= Mode (electromagnetism) =

Field pattern of propagating waves

The mode of electromagnetic systems describes the field pattern of the propagating waves.

Some of the classifications of electromagnetic modes include;
- Modes in waveguides and transmission lines. These modes are analogous to the normal modes of vibration in mechanical systems.
  - Transverse modes, modes that have at least one of the electric field and magnetic field entirely in a transverse direction.
    - Transverse electromagnetic mode (TEM), as with a free space plane wave, both the electric field and magnetic field are entirely transverse.
    - Transverse electric (TE) modes, only the electric field is entirely transverse.

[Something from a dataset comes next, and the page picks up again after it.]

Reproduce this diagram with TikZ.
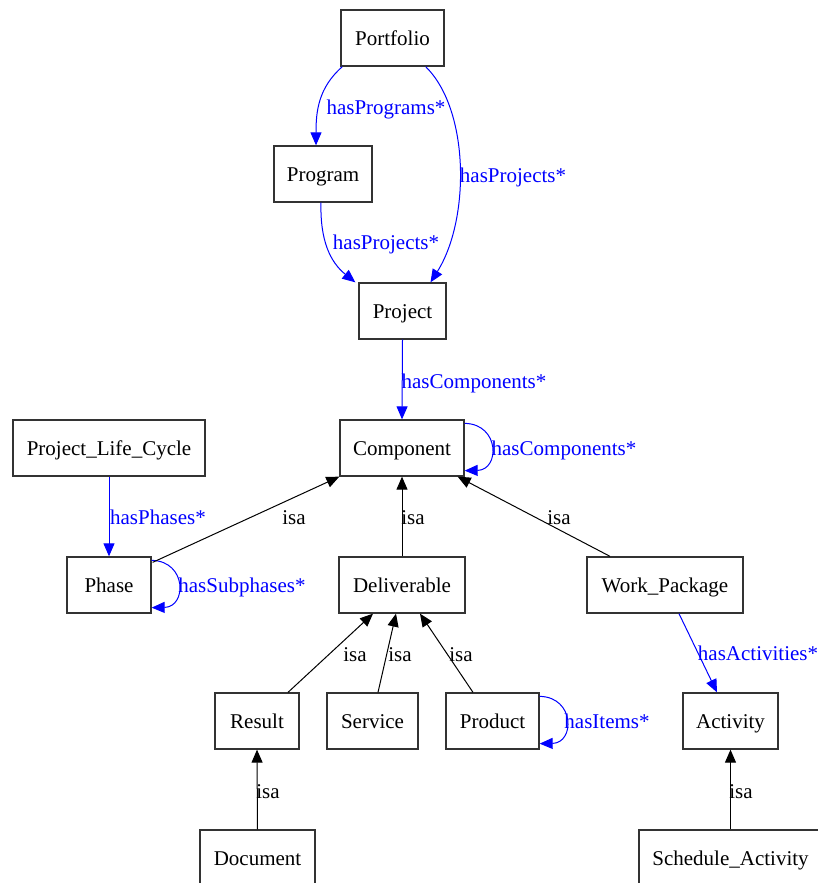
\documentclass[tikz,border=0pt]{standalone}
\usepackage{fontspec}
\setmainfont{Liberation Serif}
\newfontfamily\timesfont{Liberation Serif}
\usetikzlibrary{arrows.meta}
\definecolor{eblue}{RGB}{0,0,255}
\tikzset{
  tfont/.style={font=\timesfont\fontsize{21}{24}\selectfont, text height=14.5pt, text depth=0pt},
  box/.style={tfont, draw=black!80, line width=1.3pt, inner sep=0pt, minimum height=56pt},
  lbl/.style={tfont, inner sep=0pt},
  blbl/.style={lbl, text=eblue},
  tip/.style={-{Triangle[length=13pt,width=11pt]}},
  rel/.style={tip, draw=eblue, line width=1pt},
  isa/.style={tip, draw=black, line width=1pt},
}
\begin{document}
\begin{tikzpicture}[x=1pt,y=-1pt]
\useasboundingbox (0,0) rectangle (818,883);
\clip (0,0) rectangle (818,883);
% nodes
\node[box, minimum width=103pt] (port) at (392.5,38) {Portfolio};
\node[box, minimum width=98pt] (prog) at (323,174) {Program};
\node[box, minimum width=87pt] (proj) at (402.5,311) {Project};
\node[box, minimum width=124pt] (comp) at (402,448) {Component};
\node[box, minimum width=192pt] (plc) at (109,448) {Project\_Life\_Cycle};
\node[box, minimum width=84pt] (phase) at (109,585) {Phase};
\node[box, minimum width=126pt] (deliv) at (402,585) {Deliverable};
\node[box, minimum width=156pt] (wp) at (665,585) {Work\_Package};
\node[box, minimum width=84pt] (res) at (257,721) {Result};
\node[box, minimum width=91pt] (serv) at (372.5,721) {Service};
\node[box, minimum width=93pt] (prod) at (492.5,721) {Product};
\node[box, minimum width=95pt] (act) at (730.5,721) {Activity};
\node[box, minimum width=115pt] (doc) at (257.5,858) {Document};
\node[box, minimum width=183pt] (sched) at (730.5,858) {Schedule\_Activity};
% blue relations
\draw[rel] ([xshift=2pt]port.south west) .. controls (318,88) and (316,112) .. ([xshift=-7pt]prog.north);
\draw[rel] ([xshift=-19pt]port.south east) .. controls (470,110) and (470,220) .. ([xshift=28pt]proj.north);
\draw[rel] ([xshift=-2pt]prog.south) .. controls (320,240) and (330,262) .. ([xshift=-3pt]proj.north west);
\draw[rel] (proj.south) -- (comp.north);
\draw[rel] ([yshift=-4pt]comp.north east) .. controls (500,424) and (500,470) .. ([yshift=6pt]comp.south east);
\draw[rel] (plc.south) -- (phase.north);
\draw[rel] ([yshift=-4pt]phase.north east) .. controls (187,561) and (187,607) .. ([yshift=6pt]phase.south east);
\draw[rel] ([yshift=-4pt]prod.north east) .. controls (575,697) and (575,743) .. ([yshift=6pt]prod.south east);
\draw[rel] ([xshift=14pt]wp.south) -- ([xshift=-13.5pt]act.north);
% isa relations
\draw[isa] ([xshift=1pt,yshift=-6pt]phase.north east) -- (comp.south west);
\draw[isa] (deliv.north) -- (comp.south);
\draw[isa] ([xshift=-55pt]wp.north) -- ([xshift=-7pt]comp.south east);
\draw[isa] ([xshift=31pt]res.north) -- ([xshift=-29pt]deliv.south);
\draw[isa] ([xshift=5.5pt]serv.north) -- ([xshift=-6pt]deliv.south);
\draw[isa] ([xshift=-19.5pt]prod.north) -- ([xshift=18pt]deliv.south);
\draw[isa] (doc.north) -- (res.south);
\draw[isa] (sched.north) -- (act.south);
% labels
\node[blbl] (l1) at (386,107) {hasPrograms*};
\node[blbl] (l2) at (513,175) {hasProjects*};
\node[blbl] (l3) at (386,242) {hasProjects*};
\node[blbl] (l4) at (474,381) {hasComponents*};
\node[blbl] (l5) at (564,448) {hasComponents*};
\node[blbl] (l6) at (158,517) {hasPhases*};
\node[blbl] (l7) at (242,585) {hasSubphases*};
\node[blbl] (l8) at (607,721) {hasItems*};
\node[blbl] (l9) at (758,653) {hasActivities*};
\node[lbl] (i1) at (294,517) {isa};
\node[lbl] (i2) at (413,517) {isa};
\node[lbl] (i3) at (559,517) {isa};
\node[lbl] (i4) at (355,654) {isa};
\node[lbl] (i5) at (400,654) {isa};
\node[lbl] (i6) at (461,654) {isa};
\node[lbl] (i7) at (268,791) {isa};
\node[lbl] (i8) at (741,791) {isa};
\end{tikzpicture}
\end{document}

Also notated as H modes to indicate there is a longitudinal magnetic component.
    - Transverse magnetic (TM) modes, only the magnetic field is entirely transverse. Also notated as E modes to indicate there is a longitudinal electric component.
  - Hybrid electromagnetic (HEM) modes, both the electric and magnetic fields have a component in the longitudinal direction. They can be analysed as a linear superposition of the corresponding TE and TM modes.
    - HE modes, hybrid modes in which the TE component dominates.
    - EH modes, hybrid modes in which the TM component dominates.
    - Longitudinal-section modes
      - Longitudinal-section electric (LSE) modes, hybrid modes in which the electric field in one of the transverse directions is zero
      - Longitudinal-section magnetic (LSM) modes, hybrid modes in which the magnetic field in one of the transverse directions is zero
  - The term eigenmode is used both as a synonym for mode and as the eigenfunctions in a eigenmode expansion analysis of waveguides.
    - Similarly natural modes arise in the singular expansion method of waveguide analysis and characteristic modes arise in characteristic mode analysis.
- Modes in other structures
  - Bloch modes, modes of Bloch waves; these occur in periodically repeating structures.

Mode names are sometimes prefixed with quasi-, meaning that the mode is not quite pure. For instance, quasi-TEM mode has a small component of longitudinal field.